Flooding along the Mekong River remains one of Cambodia’s most persistent and complex natural hazards, driven by both riverine (fluvial) and intense rainfall (pluvial) processes. From July to September 2025, floods associated with the Mekong and flash-flooding episodes killed 19 people, affected over 31,000 families, inundated more than 12,000 houses, and damaged thousands of hectares of rice and other crops. Other episodes earlier in the year saw heavy rain inundate 1,471 hectares of rice fields in Kampong Thom alone.

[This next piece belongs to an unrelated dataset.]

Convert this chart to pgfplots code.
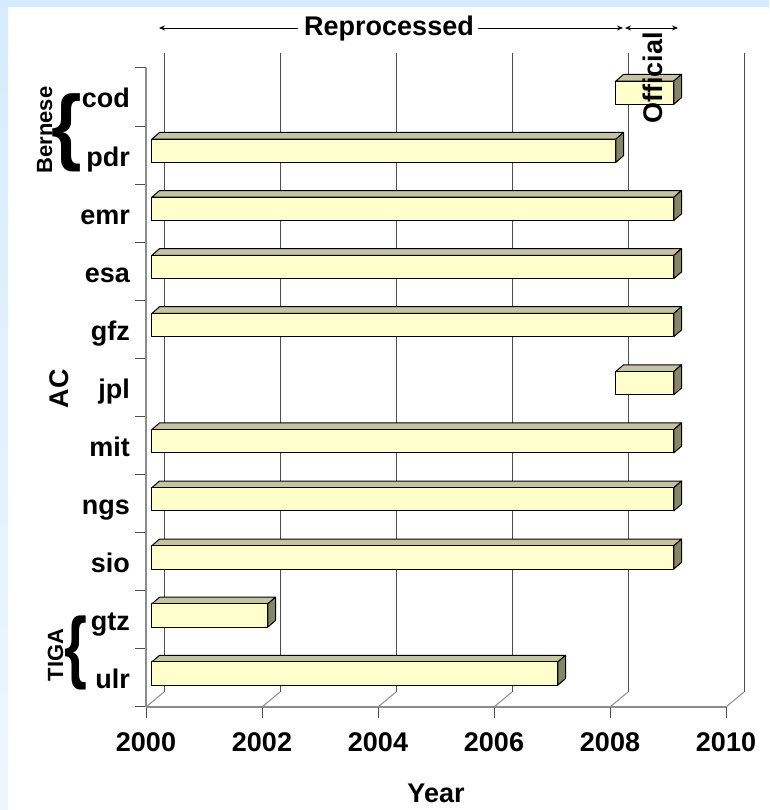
\documentclass[border=0pt]{standalone}
\usepackage{fontspec}
\setmainfont{Liberation Sans}
\usepackage{graphicx}
\usepackage{pgfplots}
\pgfplotsset{compat=1.18}
\usetikzlibrary{arrows.meta}

\definecolor{frontc}{HTML}{FFFFCC}
\definecolor{topc}{HTML}{C4C4A0}
\definecolor{sidec}{HTML}{85856A}
\definecolor{bandc}{HTML}{D6ECFC}
\definecolor{bandl}{HTML}{EEF6FD}
\definecolor{gridc}{HTML}{4D4D4D}
\definecolor{axisc}{HTML}{8C8C8C}

% #1 = category slot (0 = bottom), #2 = start year, #3 = end year
\newcommand{\barthreed}[3]{%
  \pgfmathsetmacro\xa{#2+0.1}%
  \pgfmathsetmacro\xb{#3+0.1}%
  \pgfmathsetmacro\xc{#2+0.233}%
  \pgfmathsetmacro\xd{#3+0.233}%
  \pgfmathsetmacro\ya{#1+0.375}%
  \pgfmathsetmacro\yb{#1+0.775}%
  \pgfmathsetmacro\yc{#1+0.49}%
  \pgfmathsetmacro\yd{#1+0.89}%
  \addplot[draw=black, line width=1pt, line join=round, fill=topc]
    coordinates {(\xa,\yb) (\xb,\yb) (\xd,\yd) (\xc,\yd)} -- cycle;
  \addplot[draw=black, line width=1pt, line join=round, fill=sidec]
    coordinates {(\xb,\ya) (\xd,\yc) (\xd,\yd) (\xb,\yb)} -- cycle;
  \addplot[draw=black, line width=1pt, line join=round, fill=frontc]
    coordinates {(\xa,\ya) (\xb,\ya) (\xb,\yb) (\xa,\yb)} -- cycle;
}

\newcommand{\bigfont}{\fontsize{27}{31}\selectfont\bfseries}
\newcommand{\midfont}{\fontsize{22}{26}\selectfont\bfseries}

\begin{document}
\begin{tikzpicture}[x=1pt,y=1pt]
\useasboundingbox (0,0) rectangle (769,810);
\fill[white] (0,0) rectangle (769,810);
\fill[bandc] (0,803) rectangle (769,810);
\shade[top color=bandc, bottom color=bandl] (0,0) rectangle (8,803);

\begin{axis}[
  at={(146pt,103pt)}, anchor=south west,
  scale only axis, width=580pt, height=639pt,
  xmin=2000, xmax=2010, ymin=0, ymax=11,
  axis lines*=left,
  axis line style={axisc, line width=1.5pt},
  xtick={2000,2002,2004,2006,2008,2010},
  xticklabels={2000,2002,2004,2006,2008,2010},
  ytick={0,1,2,3,4,5,6,7,8,9,10,11},
  yticklabels={,ulr,gtz,sio,ngs,mit,jpl,gfz,esa,emr,pdr,cod},
  tick align=outside, major tick length=11pt,
  tick style={gridc, line width=1pt},
  ticklabel style={font=\bigfont, inner sep=0pt},
  yticklabel style={anchor=base east, yshift=-40pt, xshift=-5pt},
  xticklabel style={anchor=north, yshift=-14pt},
  /pgf/number format/assume math mode=true,
  clip=false,
]
% back wall gridlines and floor lines
\pgfplotsinvokeforeach{2000,2002,2004,2006,2008,2010}{
  \draw[gridc, line width=1pt] ([xshift=18pt,yshift=15pt]axis cs:#1,0) -- ([xshift=18pt,yshift=15pt]axis cs:#1,11);
  \draw[axisc, line width=1pt] (axis cs:#1,0) -- ([xshift=18pt,yshift=15pt]axis cs:#1,0);
}
% bars: slot, start, end
\barthreed{10}{2008}{2009}% cod
\barthreed{9}{2000}{2008}%  pdr
\barthreed{8}{2000}{2009}%  emr
\barthreed{7}{2000}{2009}%  esa
\barthreed{6}{2000}{2009}%  gfz
\barthreed{5}{2008}{2009}%  jpl
\barthreed{4}{2000}{2009}%  mit
\barthreed{3}{2000}{2009}%  ngs
\barthreed{2}{2000}{2009}%  sio
\barthreed{1}{2000}{2002}%  gtz
\barthreed{0}{2000}{2007}%  ulr
\end{axis}

% axis titles
\node[rotate=90, anchor=base, inner sep=0pt, font=\bigfont] at (68,421) {AC};
\node[anchor=base, inner sep=0pt, font=\bigfont] at (436,7) {Year};

% group labels
\node[rotate=90, anchor=base, inner sep=0pt, font=\midfont] at (52,680) {Bernese};
\node[rotate=90, anchor=base, inner sep=0pt, font=\midfont] at (63,155) {TIGA};
\node[inner sep=0pt] at (67,677.5) {\fontsize{56}{56}\selectfont\bfseries\scalebox{1.4}[1.5]{\{}};
\node[inner sep=0pt] at (76,157.5) {\fontsize{56}{56}\selectfont\bfseries\scalebox{1.05}[1.42]{\{}};

% processing period arrows
\draw[line width=0.8pt, -{Stealth[length=6pt,width=5pt]}] (298,782) -- (159,782);
\draw[line width=0.8pt, -{Stealth[length=6pt,width=5pt]}] (478,782) -- (623,782);
\node[anchor=base, inner sep=0pt, font=\bigfont] at (389,774.5) {Reprocessed};
\draw[line width=0.8pt, {Stealth[length=6pt,width=5pt]}-{Stealth[length=6pt,width=5pt]}] (625,782) -- (678,782);
\node[rotate=90, anchor=base, inner sep=0pt, font=\bigfont] at (662,732) {Official};
\end{tikzpicture}
\end{document}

To bolster national-scale understanding of these events and assess future risk, a comprehensive nationwide flood simulation was carried out using FastFlood, combining globally available datasets, high-resolution terrain data, and physically-based hydrodynamic modelling. The approach followed a hybrid workflow: an initial nationwide simulation at around 300 m resolution, followed by refinement to 30 m resolution using the refine option of FastFlood’s command-line tool. This ensured that both broad-scale flood behaviour and finer local inundation dynamics were captured.

Model inputs utilised global open-source datasets: Copernicus 30 m land-use/infiltration data, design storms derived from the ERA5‑Land reanalysis, and boundary discharge from bias-corrected GloFAS datasets. Model outputs were calibrated against the Copernicus Global Surface Water Explorer, which leverages over 30 years of satellite imagery to map surface water presence. While this calibration dataset is robust for sustained inundation, it is important to note that short-duration flash floods (especially on smaller channels) may not be fully captured due to satellite revisit constraints.

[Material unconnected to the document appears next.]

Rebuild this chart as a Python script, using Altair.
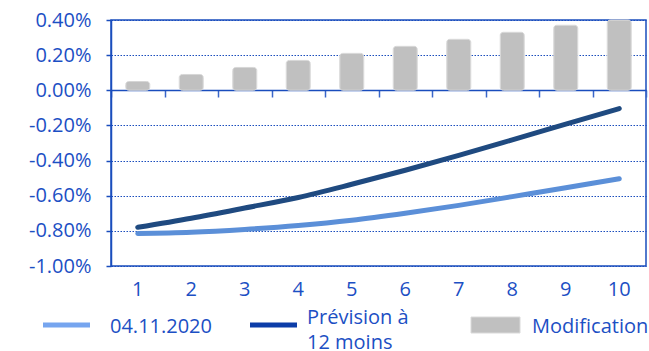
import altair as alt
import pandas as pd

categories = [1, 2, 3, 4, 5, 6, 7, 8, 9, 10]
modification = [0.05, 0.09, 0.13, 0.17, 0.21, 0.25, 0.29, 0.33, 0.37, 0.41]
current = [-0.815, -0.808, -0.792, -0.770, -0.740, -0.700, -0.655, -0.605, -0.555, -0.503]
forecast = [-0.780, -0.728, -0.670, -0.610, -0.535, -0.455, -0.370, -0.282, -0.193, -0.104]
y_ticks = [-1.0, -0.8, -0.6, -0.4, -0.2, 0.0, 0.2, 0.4]

TXT = "#1c4fc4"
BLUE = "#1a4dbd"
LIGHT = "#5b8fd8"
DARK = "#1f4a80"
GRAY = "#c0c0c0"
FONT = "Open Sans"
FS = 20

bars_df = pd.DataFrame({"cat": categories, "val": modification})
lines_df = pd.DataFrame({
    "cat": categories * 2,
    "val": current + forecast,
    "series": ["04.11.2020"] * 10 + ["Prévision à 12 moins"] * 10,
})

xscale = alt.Scale(paddingInner=0, paddingOuter=0)
yscale = alt.Scale(domain=[-1.0, 0.4], nice=False, zero=False, clamp=True)

label_expr = "(datum.value < -0.0001 ? '-' : '') + format(abs(datum.value), '.2f') + '%'"

yaxis = alt.Axis(
    values=y_ticks, labelExpr=label_expr, title=None,
    grid=True, gridColor=BLUE, gridDash=[1.5, 1.5], gridWidth=1,
    domain=True, domainColor=BLUE, domainWidth=1.5,
    ticks=True, tickColor=BLUE, tickSize=5, tickWidth=1.5,
    labelPadding=15, labelFontSize=FS, labelColor=TXT, labelFont=FONT)

bars = alt.Chart(bars_df).mark_bar(
    size=24, cornerRadius=3, stroke="#d6d6d6", strokeWidth=1
).encode(
    x=alt.X("cat:O", scale=xscale, axis=alt.Axis(
        orient="bottom", offset=-176, labels=False, title=None,
        domain=True, domainColor=BLUE, domainWidth=1.5,
        ticks=True, tickColor="#3a66c8", tickWidth=1.5, tickSize=7,
        tickBand="extent", grid=False)),
    y=alt.Y("val:Q", scale=yscale, axis=yaxis),
    color=alt.value(GRAY),
    fill=alt.value(GRAY),
)

lines = alt.Chart(lines_df).mark_line(
    strokeWidth=5, strokeCap="round", interpolate="monotone"
).encode(
    x=alt.X("cat:O", scale=xscale, axis=alt.Axis(
        orient="bottom", domain=False, ticks=False, tickSize=0, title=None,
        labelAngle=0, labelPadding=13, labelFontSize=FS, labelColor=TXT,
        labelFont=FONT, grid=False)),
    y=alt.Y("val:Q", scale=yscale, axis=yaxis),
    color=alt.Color("series:N", scale=alt.Scale(
        domain=["04.11.2020", "Prévision à 12 moins"], range=[LIGHT, DARK]),
        legend=None),
)

# manual legend
leg_light = alt.Chart(bars_df.head(1)).mark_rule(
    color="#76a5ef", strokeWidth=5).encode(
    x=alt.value(-68), x2=alt.value(-21), y=alt.value(305))
leg_dark = alt.Chart(bars_df.head(1)).mark_rule(
    color="#0c3da8", strokeWidth=5).encode(
    x=alt.value(139), x2=alt.value(186), y=alt.value(305))
leg_bar = alt.Chart(bars_df.head(1)).mark_rect(
    stroke="#dadada", strokeWidth=1).encode(
    x=alt.value(360), x2=alt.value(409), y=alt.value(297), y2=alt.value(313),
    fill=alt.value(GRAY))


def ltxt(s, x, y):
    return alt.Chart(bars_df.head(1)).mark_text(
        text=s, align="left", baseline="alphabetic", fontSize=FS,
        font=FONT, color=TXT).encode(x=alt.value(x), y=alt.value(y))


chart = alt.layer(
    bars, lines, leg_light, leg_dark, leg_bar,
    ltxt("04.11.2020", -1, 313),
    ltxt("Prévision à", 196, 304),
    ltxt("12 moins", 196, 329),
    ltxt("Modification", 421, 313),
).resolve_axis(x="independent").properties(
    width=535, height=246,
    background="white",
    autosize=alt.AutoSizeParams(type="none"),
    padding={"left": 111, "top": 20, "right": 3, "bottom": 85},
).configure_view(
    stroke=BLUE, strokeWidth=1.5
)

chart.save("out.html", embed_options={"renderer": "svg", "actions": False})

The calibration process in FastFlood employed built-in optimisation of Manning’s surface roughness and infiltration rates, resulting in strong alignment between simulated extents and observed water presence. The final deliverables included a set of return-period flood maps covering pluvial and fluvial events for Cambodia, and future scenario simulations under SSP2-4.5 and SSP5-8.5 climate pathways based on NASA downscaled CMIP6 datasets.

With the latest versions of FastFlood Global and the command-line tool, running national-scale high-resolution simulations is now feasible without the need for an initial coarse run. Users can directly model entire basins or countries at 30 m resolution, enhancing speed and fidelity in large-area flood analysis.